**Task brief:**
Transcribe the full listing exactly, and drop every picture.
■ ■ ■ ■ ■
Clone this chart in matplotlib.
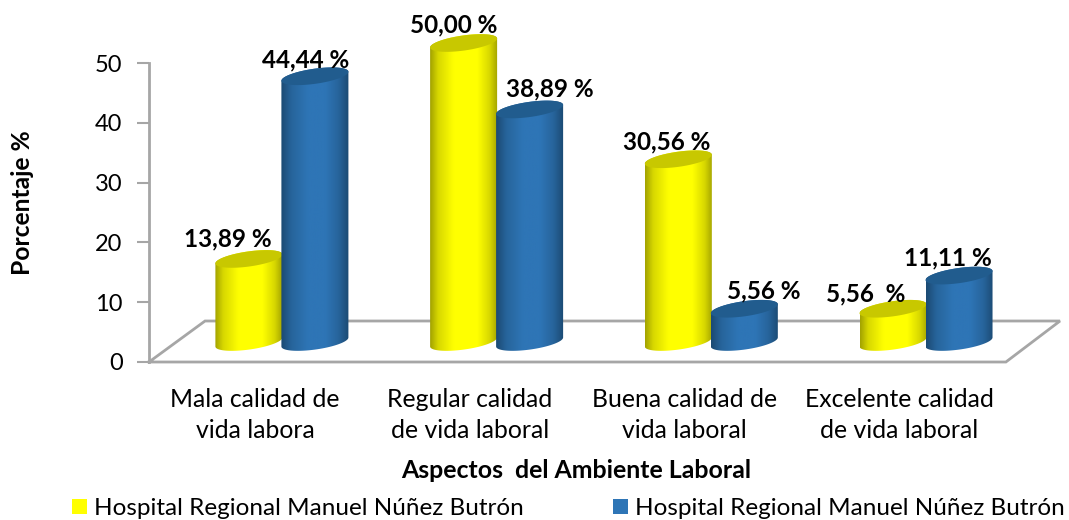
import matplotlib
matplotlib.use("Agg")
import matplotlib.pyplot as plt
import numpy as np
from matplotlib.colors import LinearSegmentedColormap
from matplotlib.patches import Patch, Polygon

plt.rcParams["font.family"] = ["Lato", "DejaVu Sans"]

categorias = ["Mala calidad de\nvida labora", "Regular calidad\nde vida laboral",
              "Buena calidad de\nvida laboral", "Excelente calidad\nde vida laboral"]
serie_a = [13.89, 50.00, 30.56, 5.56]
serie_b = [44.44, 38.89, 5.56, 11.11]
etiquetas_a = ["13,89 %", "50,00 %", "30,56 %", "5,56  %"]
etiquetas_b = ["44,44 %", "38,89 %", "5,56 %", "11,11 %"]
nombre_serie = "Hospital Regional Manuel Núñez Butrón"

PX_X = 214.7  # pixeles por categoria
PX_Y = 5.98   # pixeles por unidad
BASE = 20 / PX_Y   # altura del centro de la base del cilindro
RX = 33.5 / PX_X
RY = 7.6 / PX_Y
SESGO = 4.5 / PX_Y
GRIS = "#a6a6a6"

cmap_a = LinearSegmentedColormap.from_list("a", [(0, "#a3a300"), (0.12, "#d8d800"), (0.35, "#ffff00"),
                                                 (0.7, "#ffff00"), (0.88, "#d8d800"), (1, "#a3a300")])
cmap_b = LinearSegmentedColormap.from_list("b", [(0, "#1b4a73"), (0.15, "#27649b"), (0.4, "#2e75b6"),
                                                 (0.65, "#2e75b6"), (0.85, "#27649b"), (1, "#1b4a73")])


def cilindro(ax, cx, valor, cmap, color_tapa):
    t = np.linspace(0, 2 * np.pi, 120)
    arriba = BASE + valor
    # cuerpo: borde inferior de la base y borde inferior de la tapa
    t1 = np.linspace(np.pi, 2 * np.pi, 60)
    xb = cx + RX * np.cos(t1)
    yb = BASE + RY * np.sin(t1) + SESGO * np.cos(t1)
    xt = xb[::-1]
    yt = arriba + RY * np.sin(t1[::-1]) * -1 + SESGO * np.cos(t1[::-1])
    cuerpo = Polygon(np.column_stack([np.r_[xb, xt], np.r_[yb, yt]]), closed=True,
                     transform=ax.transData, fc="none", ec="none")
    ax.add_patch(cuerpo)
    img = ax.imshow(np.linspace(0, 1, 200).reshape(1, -1), cmap=cmap, aspect="auto",
                    extent=[cx - RX, cx + RX, BASE - 2 * RY, arriba + 2 * RY], zorder=3)
    img.set_clip_path(cuerpo)
    ax.fill(cx + RX * np.cos(t), arriba + RY * np.sin(t) + SESGO * np.cos(t),
            fc=color_tapa, ec="none", zorder=3)


fig = plt.figure(figsize=(10.69, 5.2), dpi=100)
ax = fig.add_axes([149 / 1069, 158 / 520, 911 / 1069, 362 / 520])

x = np.arange(len(categorias))
ancho = 33 / PX_X

for i in x:
    cilindro(ax, i - ancho, serie_a[i], cmap_a, "#c8c800")
for i in x:
    cilindro(ax, i + ancho, serie_b[i], cmap_b, "#215c8e")

ax.set_xlim(-0.619, 3.624)
ax.set_ylim(0, 362 / PX_Y)

# piso del grafico 3D
piso_x = [-0.619, -0.358, 3.624, 3.372, -0.619]
piso_y = [0, 41 / PX_Y, 41 / PX_Y, 0, 0]
ax.plot(piso_x, piso_y, color=GRIS, lw=2, clip_on=False, zorder=1, solid_joinstyle="miter")

desp_a = [(-21, 20), (-10, 18), (-12, 17), (-27, 15)]
desp_b = [(-9, 16), (20, 21), (19, 18), (-11, 18)]
for i in x:
    ax.annotate(etiquetas_a[i], (i - ancho, BASE + serie_a[i]), xytext=desp_a[i],
                textcoords="offset pixels", ha="center", va="center", fontsize=17.5, fontweight="bold", zorder=5)
    ax.annotate(etiquetas_b[i], (i + ancho, BASE + serie_b[i]), xytext=desp_b[i],
                textcoords="offset pixels", ha="center", va="center", fontsize=17.5, fontweight="bold", zorder=5)

ax.set_xticks(x - 0.125)
ax.set_xticklabels(categorias, fontsize=17.8, linespacing=1.4)
ax.set_yticks(range(0, 51, 10))
ax.tick_params(axis="x", length=0, pad=19)
ax.tick_params(axis="y", length=9, width=1.5, color=GRIS, labelsize=17, pad=10)

for lado in ["top", "right", "bottom"]:
    ax.spines[lado].set_visible(False)
ax.spines["left"].set_color(GRIS)
ax.spines["left"].set_linewidth(2)
ax.spines["left"].set_bounds(0, 50)

fig.text(22 / 1069, 1 - 203 / 520, "Porcentaje %", rotation=90, ha="center", va="center",
         fontsize=17.7, fontweight="bold")
fig.text(576 / 1069, 1 - 470 / 520, "Aspectos  del Ambiente Laboral", ha="center", va="center",
         fontsize=17.9, fontweight="bold")

handles = [Patch(fc="#ffff00", ec="none"), Patch(fc="#2e75b6", ec="none")]
fig.legend(handles, [nombre_serie, nombre_serie], ncols=2, loc="lower left",
           bbox_to_anchor=(72 / 1069, 0.002), frameon=False, fontsize=17.5,
           borderaxespad=0, borderpad=0,
           handlelength=0.61, handleheight=0.61, handletextpad=0.29, columnspacing=3.68)

fig.savefig("out.png", dpi=100)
■ ■ ■ ■ ■
**Solution for this exercise:**
Clone this chart in matplotlib.
import matplotlib
matplotlib.use("Agg")
import matplotlib.pyplot as plt
import numpy as np
from matplotlib.colors import LinearSegmentedColormap
from matplotlib.patches import Patch, Polygon

plt.rcParams["font.family"] = ["Lato", "DejaVu Sans"]

categorias = ["Mala calidad de\nvida labora", "Regular calidad\nde vida laboral",
              "Buena calidad de\nvida laboral", "Excelente calidad\nde vida laboral"]
serie_a = [13.89, 50.00, 30.56, 5.56]
serie_b = [44.44, 38.89, 5.56, 11.11]
etiquetas_a = ["13,89 %", "50,00 %", "30,56 %", "5,56  %"]
etiquetas_b = ["44,44 %", "38,89 %", "5,56 %", "11,11 %"]
nombre_serie = "Hospital Regional Manuel Núñez Butrón"

PX_X = 214.7  # pixeles por categoria
PX_Y = 5.98   # pixeles por unidad
BASE = 20 / PX_Y   # altura del centro de la base del cilindro
RX = 33.5 / PX_X
RY = 7.6 / PX_Y
SESGO = 4.5 / PX_Y
GRIS = "#a6a6a6"

cmap_a = LinearSegmentedColormap.from_list("a", [(0, "#a3a300"), (0.12, "#d8d800"), (0.35, "#ffff00"),
                                                 (0.7, "#ffff00"), (0.88, "#d8d800"), (1, "#a3a300")])
cmap_b = LinearSegmentedColormap.from_list("b", [(0, "#1b4a73"), (0.15, "#27649b"), (0.4, "#2e75b6"),
                                                 (0.65, "#2e75b6"), (0.85, "#27649b"), (1, "#1b4a73")])


def cilindro(ax, cx, valor, cmap, color_tapa):
    t = np.linspace(0, 2 * np.pi, 120)
    arriba = BASE + valor
    # cuerpo: borde inferior de la base y borde inferior de la tapa
    t1 = np.linspace(np.pi, 2 * np.pi, 60)
    xb = cx + RX * np.cos(t1)
    yb = BASE + RY * np.sin(t1) + SESGO * np.cos(t1)
    xt = xb[::-1]
    yt = arriba + RY * np.sin(t1[::-1]) * -1 + SESGO * np.cos(t1[::-1])
    cuerpo = Polygon(np.column_stack([np.r_[xb, xt], np.r_[yb, yt]]), closed=True,
                     transform=ax.transData, fc="none", ec="none")
    ax.add_patch(cuerpo)
    img = ax.imshow(np.linspace(0, 1, 200).reshape(1, -1), cmap=cmap, aspect="auto",
                    extent=[cx - RX, cx + RX, BASE - 2 * RY, arriba + 2 * RY], zorder=3)
    img.set_clip_path(cuerpo)
    ax.fill(cx + RX * np.cos(t), arriba + RY * np.sin(t) + SESGO * np.cos(t),
            fc=color_tapa, ec="none", zorder=3)


fig = plt.figure(figsize=(10.69, 5.2), dpi=100)
ax = fig.add_axes([149 / 1069, 158 / 520, 911 / 1069, 362 / 520])

x = np.arange(len(categorias))
ancho = 33 / PX_X

for i in x:
    cilindro(ax, i - ancho, serie_a[i], cmap_a, "#c8c800")
for i in x:
    cilindro(ax, i + ancho, serie_b[i], cmap_b, "#215c8e")

ax.set_xlim(-0.619, 3.624)
ax.set_ylim(0, 362 / PX_Y)

# piso del grafico 3D
piso_x = [-0.619, -0.358, 3.624, 3.372, -0.619]
piso_y = [0, 41 / PX_Y, 41 / PX_Y, 0, 0]
ax.plot(piso_x, piso_y, color=GRIS, lw=2, clip_on=False, zorder=1, solid_joinstyle="miter")

desp_a = [(-21, 20), (-10, 18), (-12, 17), (-27, 15)]
desp_b = [(-9, 16), (20, 21), (19, 18), (-11, 18)]
for i in x:
    ax.annotate(etiquetas_a[i], (i - ancho, BASE + serie_a[i]), xytext=desp_a[i],
                textcoords="offset pixels", ha="center", va="center", fontsize=17.5, fontweight="bold", zorder=5)
    ax.annotate(etiquetas_b[i], (i + ancho, BASE + serie_b[i]), xytext=desp_b[i],
                textcoords="offset pixels", ha="center", va="center", fontsize=17.5, fontweight="bold", zorder=5)

ax.set_xticks(x - 0.125)
ax.set_xticklabels(categorias, fontsize=17.8, linespacing=1.4)
ax.set_yticks(range(0, 51, 10))
ax.tick_params(axis="x", length=0, pad=19)
ax.tick_params(axis="y", length=9, width=1.5, color=GRIS, labelsize=17, pad=10)

for lado in ["top", "right", "bottom"]:
    ax.spines[lado].set_visible(False)
ax.spines["left"].set_color(GRIS)
ax.spines["left"].set_linewidth(2)
ax.spines["left"].set_bounds(0, 50)

fig.text(22 / 1069, 1 - 203 / 520, "Porcentaje %", rotation=90, ha="center", va="center",
         fontsize=17.7, fontweight="bold")
fig.text(576 / 1069, 1 - 470 / 520, "Aspectos  del Ambiente Laboral", ha="center", va="center",
         fontsize=17.9, fontweight="bold")

handles = [Patch(fc="#ffff00", ec="none"), Patch(fc="#2e75b6", ec="none")]
fig.legend(handles, [nombre_serie, nombre_serie], ncols=2, loc="lower left",
           bbox_to_anchor=(72 / 1069, 0.002), frameon=False, fontsize=17.5,
           borderaxespad=0, borderpad=0,
           handlelength=0.61, handleheight=0.61, handletextpad=0.29, columnspacing=3.68)

fig.savefig("out.png", dpi=100)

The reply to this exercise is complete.